Pi Gamma Mu Honor Society, the international honor society for the social sciences, has awarded its Marvel Stockwell Scholarship to Allison Stein, a University of Maryland Global Campus (UMGC) alumna.
Stein ’20 is using the scholarship to support her doctoral studies at Immaculata University in Pennsylvania, where she is in the second year of the PsyD in clinical psychology. While at UMGC, Stein was active in Pi Gamma Mu. She currently is president of the society at Immaculata University.
“The profound support and guidance I received at UMGC cannot be understated. During my time there, it became apparent to my professors that I had a true passion for psychology and research,” Stein said. “Being on the executive council for Pi Gamma Mu-Theta Chapter at UMGC led to fabulous leadership opportunities where I was able to engage frequently with the student body and encourage other like-minded students to pursue higher degrees after UMGC.”
Stein called her experience at UMGC life changing. She credited the valuable long-time support and encouragement she received from Kathy Im, associate professor and director of the behavioral sciences and gerontology program.
“The scholarship itself is great news, but I think Allison's personal journey to earn her bachelor's degree with UMGC is pretty remarkable,” Im said. “The ending to her story thus far is that Allison created opportunities for herself that allowed her to stand out among other excellent students, and now she is pursuing a PsyD from Immaculata University.”
Stein began her college career at Wake Forest University after high school but shortly after decided to take some time off and return to the Baltimore-area to focus on some family needs. During her time off, Stein was employed as an assistant in downtown Baltimore at a criminal law firm. This experience resulted in Stein deciding she wanted to finish her bachelor’s degree in social work and help individuals with addiction and mental health challenges.
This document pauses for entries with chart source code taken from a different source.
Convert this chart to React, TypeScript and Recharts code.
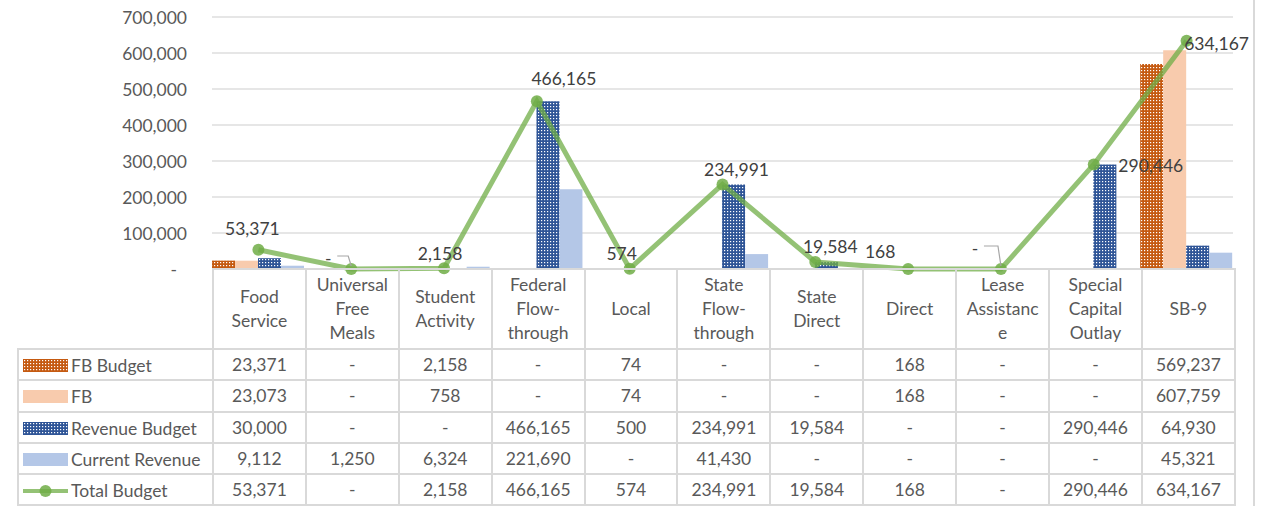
import React from "react";
import { ComposedChart, Bar, Line, XAxis, YAxis, CartesianGrid } from "recharts";

const categories = [
  "Food\nService",
  "Universal\nFree\nMeals",
  "Student\nActivity",
  "Federal\nFlow-\nthrough",
  "Local",
  "State\nFlow-\nthrough",
  "State\nDirect",
  "Direct",
  "Lease\nAssistanc\ne",
  "Special\nCapital\nOutlay",
  "SB-9",
];

const fbBudget = [23371, 0, 2158, 0, 74, 0, 0, 168, 0, 0, 569237];
const fb = [23073, 0, 758, 0, 74, 0, 0, 168, 0, 0, 607759];
const revenueBudget = [30000, 0, 0, 466165, 500, 234991, 19584, 0, 0, 290446, 64930];
const currentRevenue = [9112, 1250, 6324, 221690, 0, 41430, 0, 0, 0, 0, 45321];
const totalBudget = [53371, 0, 2158, 466165, 574, 234991, 19584, 168, 0, 290446, 634167];

const yTicks = [0, 100000, 200000, 300000, 400000, 500000, 600000, 700000];

// label nudges for the Total Budget data labels (dx, dy from the point)
const labelOffsets = [
  [-6, -21], [-23, -11], [-4, -15], [27, -23], [-8, -15], [14, -15],
  [15, -15], [-28, -17], [-26, -21], [57, 1], [30, 3],
];

const FONT = "Lato, 'Open Sans', sans-serif";
const GREEN = "#70AD47";

const series = [
  { key: "fbBudget", name: "FB Budget", fill: "url(#dotsOrange)", swatch: "orange" },
  { key: "fb", name: "FB", fill: "#F8CBAD", swatch: "#F8CBAD" },
  { key: "revenueBudget", name: "Revenue Budget", fill: "url(#dotsBlue)", swatch: "blue" },
  { key: "currentRevenue", name: "Current Revenue", fill: "#B4C7E7", swatch: "#B4C7E7" },
];

const rows = categories.map((c, i) => ({
  category: c,
  fbBudget: fbBudget[i],
  fb: fb[i],
  revenueBudget: revenueBudget[i],
  currentRevenue: currentRevenue[i],
  totalBudget: totalBudget[i],
}));

const fmt = (v: number) => (v === 0 ? "-" : v.toLocaleString("en-US"));

function YTick(props: any) {
  const { x, y, payload } = props;
  const v = payload.value;
  return (
    <text
      x={v === 0 ? x - 10 : x}
      y={y}
      textAnchor="end"
      dominantBaseline="central"
      fontFamily={FONT}
      fontSize={17.5}
      fill="#595959"
    >
      {fmt(v)}
    </text>
  );
}

function LineLabel(props: any) {
  const { x, y, value } = props;
  let index = props.index;
  if (index === undefined) index = Math.round((x - 212) / 92.8 - 0.5);
  const [dx, dy] = labelOffsets[index] || [0, -15];
  const tx = x + dx;
  const ty = y + dy;
  return (
    <g>
      {value === 0 && (
        <path
          d={`M${tx + 9},${ty - 2} H${x - 3} L${x},${y - 3}`}
          fill="none"
          stroke="#A6A6A6"
          strokeWidth={1.2}
        />
      )}
      <text
        x={tx}
        y={ty}
        textAnchor="middle"
        dominantBaseline="central"
        fontFamily={FONT}
        fontSize={17.5}
        fill="#404040"
      >
        {fmt(value)}
      </text>
    </g>
  );
}

function Swatch({ kind }: { kind: string }) {
  if (kind === "line") {
    return (
      <svg width={45} height={14} style={{ verticalAlign: "middle" }}>
        <line x1={0} y1={7} x2={45} y2={7} stroke={GREEN} strokeWidth={4} strokeOpacity={0.75} />
        <circle cx={22.5} cy={7} r={6} fill={GREEN} fillOpacity={0.85} />
      </svg>
    );
  }
  const fill = kind === "orange" ? "url(#dotsOrangeL)" : kind === "blue" ? "url(#dotsBlueL)" : kind;
  return (
    <svg width={45} height={13} style={{ verticalAlign: "middle" }}>
      <defs>
        <pattern id="dotsOrangeL" width={3} height={3} patternUnits="userSpaceOnUse">
          <rect width={3} height={3} fill="#C55A11" />
          <rect x={1} y={1} width={1.2} height={1.2} fill="#fff" />
        </pattern>
        <pattern id="dotsBlueL" width={3} height={3} patternUnits="userSpaceOnUse">
          <rect width={3} height={3} fill="#2F5597" />
          <rect x={1} y={1} width={1.2} height={1.2} fill="#fff" />
        </pattern>
      </defs>
      <rect width={45} height={13} fill={fill} />
    </svg>
  );
}

const border = "2px solid #D9D9D9";

export default function App() {
  const cellStyle: React.CSSProperties = {
    border,
    textAlign: "center",
    padding: 0,
    color: "#595959",
    fontSize: 17.5,
    height: 29.3,
  };
  const tableRows = [
    ...series.map((s) => ({ name: s.name, swatch: s.swatch, values: rows.map((r: any) => r[s.key]) })),
    { name: "Total Budget", swatch: "line", values: totalBudget },
  ];

  return (
    <div style={{ position: "fixed", left: 0, top: 0, width: 1270, height: 506, background: "#fff", overflow: "hidden" }}>
      <ComposedChart
        width={1270}
        height={506}
        data={rows}
        margin={{ top: 17, right: 37, bottom: 237, left: 0 }}
        barCategoryGap={0}
        barGap={0}
      >
        <defs>
          <pattern id="dotsOrange" width={3} height={3} patternUnits="userSpaceOnUse">
            <rect width={3} height={3} fill="#C55A11" />
            <rect x={1} y={1} width={1.2} height={1.2} fill="#fff" />
          </pattern>
          <pattern id="dotsBlue" width={3} height={3} patternUnits="userSpaceOnUse">
            <rect width={3} height={3} fill="#2F5597" />
            <rect x={1} y={1} width={1.2} height={1.2} fill="#fff" />
          </pattern>
        </defs>
        <CartesianGrid vertical={false} stroke="#E6E6E6" strokeWidth={2} />
        <XAxis dataKey="category" hide />
        <YAxis
          width={212}
          domain={[0, 700000]}
          ticks={yTicks}
          axisLine={false}
          tickLine={false}
          tick={<YTick />}
          tickMargin={19}
          interval={0}
        />
        {series.map((s) => (
          <Bar key={s.key} dataKey={s.key} name={s.name} fill={s.fill} isAnimationActive={false} />
        ))}
        <Line
          dataKey="totalBudget"
          name="Total Budget"
          stroke={GREEN}
          strokeWidth={5}
          strokeOpacity={0.75}
          dot={{ r: 6, fill: GREEN, stroke: "none", fillOpacity: 0.85 }}
          activeDot={false}
          label={(p: any) => <LineLabel {...p} />}
          isAnimationActive={false}
        />
      </ComposedChart>

      <table
        style={{
          position: "absolute",
          left: 17,
          top: 268,
          width: 1217,
          borderCollapse: "collapse",
          tableLayout: "fixed",
          fontFamily: FONT,
        }}
      >
        <colgroup>
          <col style={{ width: 195 }} />
          {categories.map((c) => (
            <col key={c} style={{ width: 92.9 }} />
          ))}
        </colgroup>
        <tbody>
          <tr>
            <td style={{ border: "none", height: 77 }} />
            {categories.map((c) => (
              <td
                key={c}
                style={{ ...cellStyle, height: 77, whiteSpace: "pre-line", lineHeight: "24px" }}
              >
                {c}
              </td>
            ))}
          </tr>
          {tableRows.map((r) => (
            <tr key={r.name}>
              <td style={{ ...cellStyle, textAlign: "left", paddingLeft: 4, whiteSpace: "nowrap" }}>
                <Swatch kind={r.swatch} />
                <span style={{ marginLeft: 3, verticalAlign: "middle" }}>{r.name}</span>
              </td>
              {r.values.map((v: number, i: number) => (
                <td key={i} style={cellStyle}>
                  {fmt(v)}
                </td>
              ))}
            </tr>
          ))}
        </tbody>
      </table>
      <div style={{ position: "absolute", left: 1253, top: 0, width: 2, height: 506, background: "#D9D9D9" }} />
    </div>
  );
}
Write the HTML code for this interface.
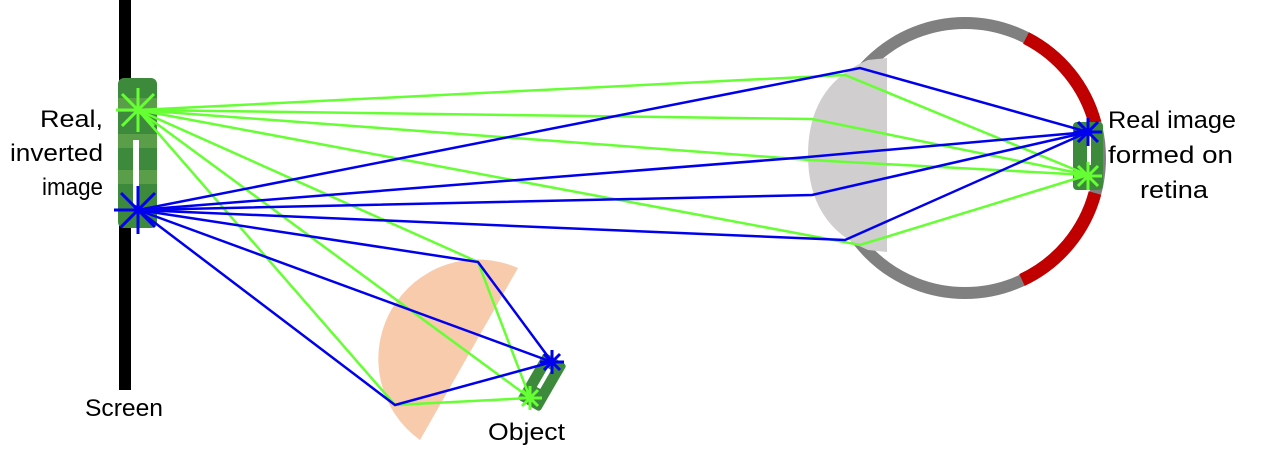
<!DOCTYPE html>
<html><head><style>
body{margin:0;background:#fff;width:1261px;height:467px;overflow:hidden}
svg{display:block}
text{font-family:"Liberation Sans",sans-serif;font-size:24px;fill:#000}
</style></head><body>
<svg width="1261" height="467" viewBox="0 0 1261 467">
<!-- screen -->
<rect x="119" y="0" width="12" height="390" fill="#000"/>
<!-- eye -->
<circle cx="965" cy="158" r="135" fill="none" stroke="#808080" stroke-width="12"/>
<path d="M1026,38 A135,135 0 0 1 1095,123" fill="none" stroke="#c00000" stroke-width="13"/>
<path d="M1095,193 A135,135 0 0 1 1022,280" fill="none" stroke="#c00000" stroke-width="13"/>
<!-- eye lens -->
<path d="M887,58 L868,60 Q808,85 808,155 Q808,225 868,250 L887,252 Z" fill="#d0cecf"/>
<!-- object lens -->
<path d="M518,268 A99.5,99.5 0 0 0 420,440 Z" fill="#f8cbad"/>
<!-- images -->
<rect x="118" y="78" width="39" height="150" rx="6" fill="#3d8a3d"/>
<rect x="118" y="98" width="39" height="14" fill="#5a9e4a"/>
<rect x="118" y="134" width="39" height="14" fill="#5a9e4a"/>
<rect x="118" y="170" width="39" height="14" fill="#5a9e4a"/>
<rect x="133" y="140" width="6" height="65" fill="#fff"/>
<rect x="1073" y="122" width="30" height="68" rx="4" fill="#3d8a3d"/>
<rect x="1087" y="135" width="4" height="30" fill="#fff"/>
<g transform="translate(542,382) rotate(30)">
<rect x="-13" y="-27" width="26" height="54" rx="3" fill="#3d8a3d"/>
<rect x="-2" y="-15" width="4" height="22" fill="#fff"/>
</g>
<!-- green rays -->
<g stroke="#66ff33" stroke-width="2.5" fill="none">
<polyline points="138,110 845,75 1088,175"/>
<polyline points="138,110 812,119 1088,175"/>
<polyline points="138,110 810,160 1088,175"/>
<polyline points="138,110 860,245 1088,175"/>
<polyline points="138,110 478,262 530,398"/>
<polyline points="138,110 395,405 530,398"/>
<line x1="138" y1="110" x2="530" y2="398"/>
</g>
<!-- blue rays -->
<g stroke="#0000ee" stroke-width="2.5" fill="none">
<polyline points="138,210 860,68 1088,132"/>
<polyline points="138,210 808,157 1088,132"/>
<polyline points="138,210 812,195 1088,132"/>
<polyline points="138,210 845,240 1088,132"/>
<polyline points="138,210 478,262 552,362"/>
<polyline points="138,210 395,405 552,362"/>
<line x1="138" y1="210" x2="552" y2="362"/>
</g>
<!-- stars -->
<g stroke="#66ff33" stroke-width="3">
<path d="M138,88v44M116,110h44M122,94l32,32M154,94l-32,32"/>
<path d="M1088,162v28M1074,176h28M1078,166l20,20M1098,166l-20,20"/>
<path d="M530,386v24M518,398h24M522,390l16,16M538,390l-16,16"/>
</g>
<g stroke="#0000ee" stroke-width="3">
<path d="M138,186v48M114,210h48M121,193l34,34M155,193l-34,34"/>
<path d="M1088,118v28M1074,132h28M1078,122l20,20M1098,122l-20,20"/>
<path d="M552,350v24M540,362h24M544,354l16,16M560,354l-16,16"/>
</g>
<!-- labels -->
<text x="40" y="127" textLength="63" lengthAdjust="spacingAndGlyphs">Real,</text>
<text x="10" y="161" textLength="93" lengthAdjust="spacingAndGlyphs">inverted</text>
<text x="42" y="195" textLength="61" lengthAdjust="spacingAndGlyphs">image</text>
<text x="85" y="416" textLength="78" lengthAdjust="spacingAndGlyphs">Screen</text>
<text x="488" y="440" textLength="77" lengthAdjust="spacingAndGlyphs">Object</text>
<text x="1108" y="128" textLength="128" lengthAdjust="spacingAndGlyphs">Real image</text>
<text x="1108" y="163" textLength="125" lengthAdjust="spacingAndGlyphs">formed on</text>
<text x="1140" y="198" textLength="68" lengthAdjust="spacingAndGlyphs">retina</text>
</svg>
</body></html>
She also became a Court-Appointed Special Advocate (CASA) for children in foster care.
“My main drive to going back to finish my bachelor’s degree stemmed from engaging with the community in Baltimore City ... [that was] struggling with profound substance use disorders and after the subsequent difficult loss of a very close friend due to accidental opioid overdose,” Stein said. “These compounding elements crystalized my desire to finish my degree so that I could help others with these unique needs.”
As part of a collaboration with medical doctors and clinical psychologists at Johns Hopkins who specialize in addiction treatment, Stein was further encouraged to pursue a higher degree. “I want to advocate and provide interventions for marginalized populations,” Stein explained.
As a doctoral student, Stein is residing in Manayunk, a suburb of Philadelphia. Along with her studies, she has gained career-related experience through internships. In addition to her time with CASA, she works remotely for a child therapist in Washington, D.C., and is a research assistant on community-based participatory research at the University of Maryland, Baltimore County. She also interns for Dee Preston-Dillon, PhD, who is an adjunct professor of psychology and founding director of The Sand Therapy Training Institute and the Center for Culture and Sandplay.
“Because of UMGC and Pi Gamma Mu, the connections I have made have strengthened me both professionally and personally and provided me with unique experiences that could never be replicated without their influences,” said Stein.
The Pi Gamma Mu’s website notes that the Marvel Stockwell Scholarship was funded to memorialize the late Marvel Stockwell, Pi Gamma Mu international’s first vice president. Pi Gamma Mu has approximately 150 active chapters in the around the world.